Taizé is a unique style that crosses Christian denominations. It is dominated by chants, short songs sung over and over again, 15 to 20 times at a clip, explains Lara West, who will be heading up the music for the special Hiroshima service.
“We repeat the same thing over and over and over again. The idea of that is that you can then just internalize the song and so it becomes a sung prayer as you repeat it over and over again,” West says. “Maybe you don’t have to think about it so much and maybe you can pray it and then you take it with you in your mind when you go away.”
That style of singing and the service in general was born in Taizé, France, as a reaction to the violence of World War II. The worship style was founded by Brother Roger, a Swiss-born Protestant who lived in Taizé during the dawn of the war and sheltered refugees.
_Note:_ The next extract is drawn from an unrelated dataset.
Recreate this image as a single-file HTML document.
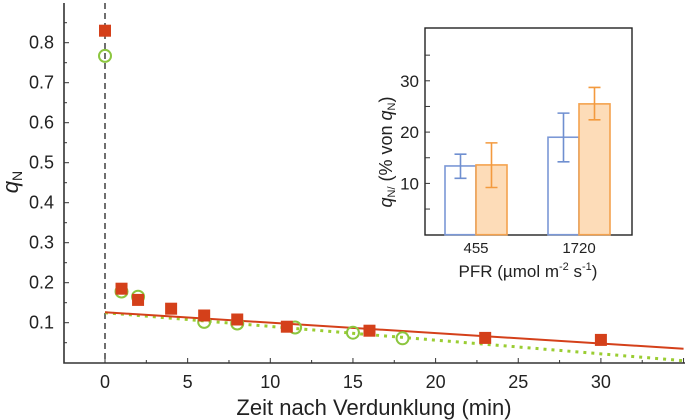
<!DOCTYPE html>
<html><head><meta charset="utf-8"><style>
body{margin:0;background:#fff}
svg{display:block;font-family:"Liberation Sans",sans-serif}
</style></head><body>
<svg id="c" width="685" height="420"></svg>
<script>
const redT=[0,1,2,4,6,8,11,16,23,30];
const redQ=[0.83,0.185,0.157,0.135,0.118,0.108,0.09,0.08,0.062,0.057];
const grnT=[0,1,2,6,8,11.5,15,18];
const grnQ=[0.767,0.178,0.165,0.102,0.098,0.088,0.075,0.061];
const redFit=[[0,0.126],[35,0.035]];
const grnFit=[[0,0.125],[35,0.005]];
const xTicks=[0,5,10,15,20,25,30];
const yTicks=[0.1,0.2,0.3,0.4,0.5,0.6,0.7,0.8];
const insCats=["455","1720"];
const insBlue=[13.4,19];
const insOrange=[13.6,25.5];
const blueErrLo=[11,14.2], blueErrHi=[15.7,23.7];
const orErrLo=[9.2,22.4], orErrHi=[17.9,28.7];
const insTicks=[10,20,30];

const svg=document.getElementById('c');
const NS='http://www.w3.org/2000/svg';
function mk(t,a,txt){const e=document.createElementNS(NS,t);for(const k in a)e.setAttribute(k,a[k]);if(txt!==undefined)e.textContent=txt;svg.appendChild(e);return e;}
const X=t=>105+t*16.53, Y=q=>362.7-q*400;
const IY=v=>234.7-v*5.13;

let e=mk('path',{d:'M64,3 V363 H685',fill:'none',stroke:'#333','stroke-width':1.6});

for(let t=0;t<=35;t+=2.5){const maj=t%5===0;mk('line',{x1:X(t),x2:X(t),y1:363,y2:363-(maj?5:3),stroke:'#333'});}
for(let q=0.05;q<0.9;q+=0.05){const maj=Math.round(q*100)%10===0;mk('line',{x1:64,x2:64+(maj?5:3),y1:Y(q),y2:Y(q),stroke:'#333'});}
xTicks.forEach(t=>{e=mk('text',{x:X(t),y:388,'font-size':18,'text-anchor':'middle',fill:'#222'},t);});
yTicks.forEach(q=>{e=mk('text',{x:54,y:Y(q)+6,'font-size':18,'text-anchor':'end',fill:'#222'},q.toFixed(1));});
e=mk('text',{x:374,y:415,'font-size':22,'text-anchor':'middle',fill:'#222'},'Zeit nach Verdunklung (min)');
e=mk('text',{transform:'translate(18,182) rotate(-90)','font-size':22,'text-anchor':'middle',fill:'#222'});
e.innerHTML='<tspan font-style="italic">q</tspan><tspan font-size="14" dy="4">N</tspan>';
e=mk('line',{x1:X(0),x2:X(0),y1:3,y2:363,stroke:'#222','stroke-dasharray':'6,4','stroke-width':1.3});
e=mk('line',{x1:X(grnFit[0][0]),y1:Y(grnFit[0][1]),x2:X(grnFit[1][0]),y2:Y(grnFit[1][1]),stroke:'#9acd32','stroke-width':3,'stroke-dasharray':'3,5'});
e=mk('line',{x1:X(redFit[0][0]),y1:Y(redFit[0][1]),x2:X(redFit[1][0]),y2:Y(redFit[1][1]),stroke:'#d4401a','stroke-width':2});
grnT.forEach((t,i)=>{e=mk('circle',{cx:X(t),cy:Y(grnQ[i]),r:6,fill:'none',stroke:'#8cc63f','stroke-width':2});});
redT.forEach((t,i)=>{e=mk('rect',{x:X(t)-6,y:Y(redQ[i])-6,width:12,height:12,fill:'#d4401a'});});

// inset
e=mk('rect',{x:425,y:28,width:207,height:207,fill:'#fff',stroke:'#222','stroke-width':1.4});
for(let v=5;v<=35;v+=5){mk('line',{x1:425,x2:430,y1:IY(v),y2:IY(v),stroke:'#333'});}
insTicks.forEach(v=>{e=mk('text',{x:419,y:IY(v)+6,'font-size':17,'text-anchor':'end',fill:'#222'},v);});
const gx=[476,579];
insCats.forEach((c,i)=>{
 e=mk('rect',{x:gx[i]-31,y:IY(insBlue[i]),width:31,height:234.7-IY(insBlue[i]),fill:'#fff',stroke:'#7b98d6','stroke-width':1.6});
 e=mk('rect',{x:gx[i],y:IY(insOrange[i]),width:31,height:234.7-IY(insOrange[i]),fill:'#fddcb8',stroke:'#f4a24e','stroke-width':1.6});
 [[gx[i]-15.5,blueErrLo[i],blueErrHi[i],'#6f8fd0'],[gx[i]+15.5,orErrLo[i],orErrHi[i],'#f39a3e']].forEach(([x,lo,hi,col])=>{
  e=mk('path',{d:`M${x},${IY(lo)}V${IY(hi)}M${x-6},${IY(lo)}H${x+6}M${x-6},${IY(hi)}H${x+6}`,stroke:col,'stroke-width':1.6,fill:'none'});
 });
 e=mk('text',{x:gx[i],y:253,'font-size':15,'text-anchor':'middle',fill:'#222'},c);
});
e=mk('text',{x:528,y:277,'font-size':17,'text-anchor':'middle',fill:'#222'});
e.innerHTML='PFR (µmol m<tspan font-size="11" dy="-7">-2</tspan><tspan dy="7"> s</tspan><tspan font-size="11" dy="-7">-1</tspan><tspan dy="7">)</tspan>';
e=mk('text',{transform:'translate(392,152) rotate(-90)','font-size':18,'text-anchor':'middle',fill:'#222'});
e.innerHTML='<tspan font-style="italic">q</tspan><tspan font-size="11" dy="3">N/</tspan><tspan dy="-3"> (% von </tspan><tspan font-style="italic">q</tspan><tspan font-size="11" dy="3">N</tspan><tspan dy="-3">)</tspan>';
</script>
</body></html>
After the war, he created an official brotherhood of seven religious-minded men.
Today, there are more than 100 brothers of differing Christian backgrounds and nationalities worshiping at Taizé in the style created by Brother Roger — a mix of repetitive singing, silence, readings and prayer.
For each service, hundreds gather, and church leaders of many denominations, including the late Pope John Paul II, have attended worship with the brothers.
One of the worshippers back in 1999 was West, who was living in Germany at the time and decided on a whim to head to Taizé for a long weekend.
“At Taizé there was maybe 1,000 people, so you could sit out and just listen for a little while, you could come back in and sing with renewed spirit, you could listen to the music and pray,” West says. “It was just an incredible coming together of people from different countries, who spoke different languages and really living simply.”
Signing on and singing on
Taizé services in Lawrence are infrequent, happening at some churches during holy periods of Lent and Advent. The only consistent and enduring Taizé service has been the one Galas and the Rev. Lew Hinshaw have been hosting at Plymouth Congregational at least once a month for a decade now.
The group meets on the final Friday of each month and attendance is small but consistent, says Galas.
“I think what happens is it resonates with some people. They come to one, and if it really is something that reflects their own way of praying, they sign on,” Galas says. “We have people here who have been coming 10 years, eight years, whatever it is — they signed on.”
The group is hoping to get others to sign on after experiencing the peaceful music for themselves and keep the peaceful movement growing.
“We think it can be very enriching for people’s spiritual lives,” West says. “But they have to come, and a lot of times people just don’t come because it’s something they don’t know anything about.”